Foregoing narrative entirely, Shapton tells the story of a couple's relationship in the form of a staggeringly precise ersatz auction catalog that annotates the common detritus of a love affair — notes, CD mixes, e-mails, photos, books-- and places the objects up for sale.
The couple in question, as we learn from their exhibited objects, comprises one Lenore Doolan, who writes the fictional Times recipe column "Cakewalk," and Harold Morris, a photographer whose work often takes him to exotic locales. Members of the common-variety, urban-dwelling, intellectual-cum-sensualist set, Lenore and Harold curate their own lives as lovingly as does Shapton's fictional auction house. They're more likely to gift one another vintage T-shirts and Cindy Sherman collections than Gap cards or iPod docks. But such stabs at individuality aren't affectations. Like their creator, the two believe strongly in the power of objects to transmit messages both explicit (a handmade Valentine) and coded (ex-girlfriend's sunglasses).
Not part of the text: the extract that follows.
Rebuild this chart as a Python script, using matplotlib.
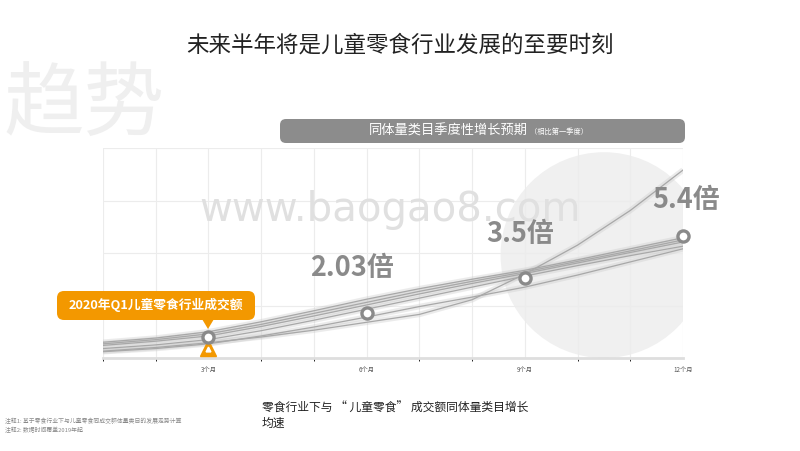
import matplotlib.pyplot as plt
from matplotlib.patches import FancyBboxPatch, Polygon, Ellipse

plt.rcParams['font.family'] = ['Noto Sans CJK SC', 'DejaVu Sans']

# months on the x axis, index values (one unit = one grid row)
months = [1, 2, 3, 4, 5, 6, 7, 8, 9, 10, 11, 12]
line_top = [0.30, 0.38, 0.50, 0.69, 0.90, 1.12, 1.32, 1.50, 1.67, 1.87, 2.08, 2.29]
line_mid1 = [0.27, 0.35, 0.46, 0.64, 0.85, 1.06, 1.27, 1.46, 1.64, 1.84, 2.04, 2.25]
line_mid2 = [0.24, 0.32, 0.42, 0.60, 0.80, 1.01, 1.22, 1.42, 1.61, 1.81, 2.01, 2.21]
line_mid3 = [0.18, 0.25, 0.35, 0.52, 0.72, 0.93, 1.14, 1.35, 1.56, 1.76, 1.95, 2.13]
line_low = [0.12, 0.18, 0.27, 0.42, 0.59, 0.78, 0.98, 1.16, 1.35, 1.58, 1.83, 2.08]
line_steep = [0.13, 0.20, 0.29, 0.40, 0.53, 0.68, 0.83, 1.11, 1.60, 2.15, 2.81, 3.58]
all_lines = [line_top, line_mid1, line_mid2, line_mid3, line_low, line_steep]

marker_x = [3, 6, 9, 12]
marker_y = [0.40, 0.86, 1.52, 2.32]
tick_labels = ['3个月', '6个月', '9个月', '12个月']
ratio_labels = ['2.03倍', '3.5倍', '5.4倍']
ratio_pos = [(5.72, 1.71), (8.91, 2.36), (12.06, 3.01)]

W, H = 800, 451
fig = plt.figure(figsize=(8, 4.51), dpi=100)
fig.patch.set_facecolor('white')

ax = fig.add_axes([103 / W, 1 - 358 / H, 580 / W, 210 / H])
ax.set_xlim(1, 12)
ax.set_ylim(0, 4)
for s in ['top', 'right', 'left']:
    ax.spines[s].set_visible(False)
ax.spines['bottom'].set_color('#dedede')
ax.spines['bottom'].set_linewidth(2)
ax.set_xticks(range(1, 13), minor=True)
ax.set_xticks(marker_x)
ax.set_xticklabels(tick_labels, fontsize=4.5, color='#555555')
ax.set_yticks([0, 1, 2, 3, 4])
ax.set_yticklabels([])
ax.tick_params(length=0, pad=6)
ax.grid(True, which='both', color='#ececec', lw=0.8)
ax.set_axisbelow(True)

# big light circle behind the end of the curves
ax.add_patch(Ellipse((10.5, 1.96), 3.92, 3.92, color='#f0f0f0', zorder=0.5, lw=0))

ax.text(6.45, 2.82, 'www.baogao8.com', fontsize=29, color='#e0e0e0',
        ha='center', va='center', family='DejaVu Sans', zorder=0.8)

for ys in all_lines:
    ax.plot(months, ys, color='#c8c8c8', lw=4, alpha=0.35, zorder=2,
            solid_capstyle='butt', solid_joinstyle='round')
    ax.plot(months, ys, color='#a8a8a8', lw=0.9, zorder=3, solid_joinstyle='round')

# orange Q1 marker under the 3 month point
ax.plot(3, 0.20, marker='^', ms=11, color='#f39800', zorder=4, clip_on=False)
ax.plot(3, 0.17, marker='^', ms=3.5, color='white', zorder=5, clip_on=False)

ax.plot(marker_x, marker_y, 'o', ms=8, mfc='white', mec='#8a8a8a', mew=2.4,
        zorder=6, clip_on=False)

for lab, (x, y) in zip(ratio_labels, ratio_pos):
    ax.text(x, y, lab, fontsize=19.5, fontweight='bold', color='#8a8a8a',
            ha='center', va='center', zorder=7, clip_on=False)

# overlay in pixel coordinates for the boxes and texts
ov = fig.add_axes([0, 0, 1, 1], zorder=10)
ov.set_xlim(0, W)
ov.set_ylim(H, 0)
ov.axis('off')
ov.patch.set_alpha(0)

ov.text(84, 106, '趋势', fontsize=58, color='#efefef', ha='center', va='center')

ov.text(400, 45, '未来半年将是儿童零食行业发展的至要时刻', fontsize=16.2,
        color='#222222', ha='center', va='center')

ov.add_patch(FancyBboxPatch((280, 119), 405, 24,
                            boxstyle='round,pad=0,rounding_size=6',
                            fc='#8c8c8c', ec='none'))
ov.text(528, 131, '同体量类目季度性增长预期', fontsize=9.5, color='white',
        ha='right', va='center')
ov.text(530, 131.5, '（相比第一季度）', fontsize=5.2, color='white',
        ha='left', va='center')

ov.add_patch(FancyBboxPatch((57, 291), 198, 29,
                            boxstyle='round,pad=0,rounding_size=7',
                            fc='#f39800', ec='none'))
ov.add_patch(Polygon([(202, 319), (214, 319), (208, 329)], closed=True,
                     fc='#f39800', ec='none'))
ov.text(156, 305, '2020年Q1儿童零食行业成交额', fontsize=9.2, fontweight='bold',
        color='white', ha='center', va='center')

ov.text(262, 416, '零食行业下与 “ 儿童零食” 成交额同体量类目增长\n均速',
        fontsize=8.5, color='#222222', ha='left', va='center', linespacing=1.25)

ov.text(5, 421, '注释1: 基于零食行业下与儿童零食同成交额体量类目的发展走势计算',
        fontsize=4.2, color='#888888', ha='left', va='center')
ov.text(5, 430, '注释2: 数据时间覆盖2019年起', fontsize=4.2, color='#888888',
        ha='left', va='center')

fig.savefig('out.png', dpi=100)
In choosing the conceit of an auction catalog, Shapton reminds us that the story of love can be told through the things we leave behind, but also by the condition in which we leave them. Although we glean many important details from the catalog's featured letters and e-mails — Harold drinks, Lenore hurls things at him during fights — the revelations imparted obliquely are what fascinate.
Book descriptions carefully note the song lyrics Harold has scribbled into each flyleaf, verses that reveal his state of mind more aptly to us than he can to Lenore. The first line of Lenore's columns, clippings of which are on offer, is often an uncanny comment on how things are going with Harold. One of her old shopping lists veers into an index of names we suddenly understand to be all of the men Lenore has ever slept with — in order. And, most poignantly, a majority of the photos for sale bear notations that indicate pinpricks or tape residue, suggestions that they were tacked above a desk or bed in better days.
It's a detailed spectacle of a relationship's demise, one in which a photo of a broken favorite mug with a note attached promising to fix it is easily worth more than a thousand words.